My roots in Utah run deep, and my commitment to public service runs with them.
My father was a sheet-metal worker who should have been a philosopher, a historian or a novelist. My earliest memories are of him cursing at the TV whenever the president’s face appeared. He wrote “IMPEACH REAGAN” on dollar bills he was then too paranoid to spend.
The pivot point of my young life was one of the few conversations we had when he felt adequate to the task of dispensing parental advice. He struggled through an awkward preamble about my failing grades before saying, “Luke, you’re smart, but so was I. Now I’m 50 years old, an out-of-work sheet-metal worker. Don’t make the same mistake I did. Go and do what you can in this world.”
I made no verbal promise, but I have lived by that mandate ever since. My dad died just over a decade ago. Through the years, he imparted a deep concern for the problems of the world. I have made it my mission to find solutions.
My career — which has spanned nonprofits, local government, and higher education across five states — has been dedicated to solving “wicked problems.”

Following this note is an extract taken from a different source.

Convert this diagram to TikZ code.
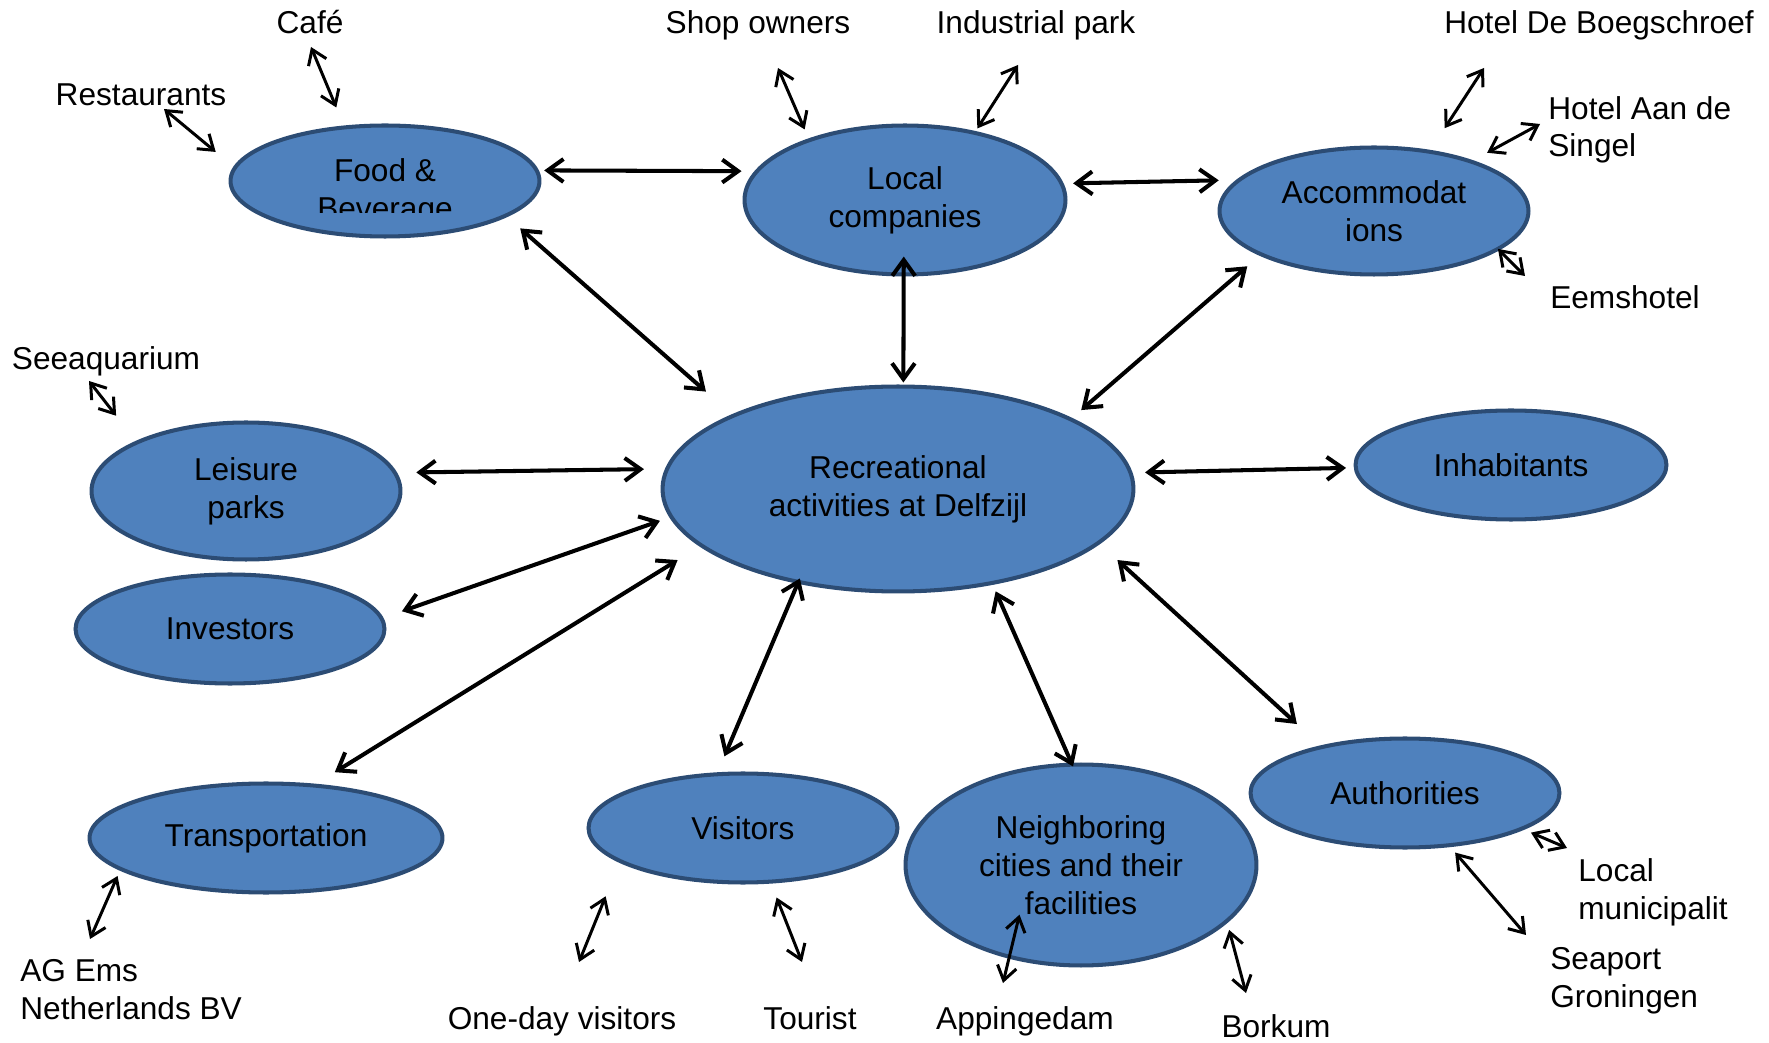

Wicked problems are problems that refuse to be solved. Serpentine might be the best way to describe them. They like to wriggle away and have a tendency to bite back.
I helped a hardscrabble Rhode Island mill town avoid bankruptcy, assisted Richard Dreyfuss in preserving civic education in K-12 curricula, and assisted rural farmers to adopt sustainable practices for survival in the 21st century.
Here in Utah, wicked problems include explosive growth, rising home prices, worsening air, diminishing water supplies, and sharp political and social divides. I’m proud of the progress we’ve made, but it’s been far too little.
This is why I joined The Salt Lake Tribune. I never considered work in journalism, but the vision for the Innovation Lab, the scrappy entrepreneurial determination of The Tribune as a 150-year-old newspaper turned social purpose nonprofit, and the profound dedication of its staff, have convinced me that there is no better vehicle for tackling the big issues than The Tribune’s Innovation Lab.
The Innovation Lab is a three-person innovation team, receiving guidance on leads and connections to experts due to an advisory council with representatives from the public, private and nonprofit sectors. These efforts are made possible by the support of community donors: The Ivory Foundation, David Parkinson, Sorenson Foundation, and Gary Crocker.
Over the next year, like facing down a two-page algebra problem, we will solve for wicked. We will tackle big issues, and we will move forward solutions that bring together leaders from the for-profit, government and nonprofit sectors. We will look to readers to guide us and lead us to the heart of big problems and toward effective solutions. We will go and do what we can for the state of Utah.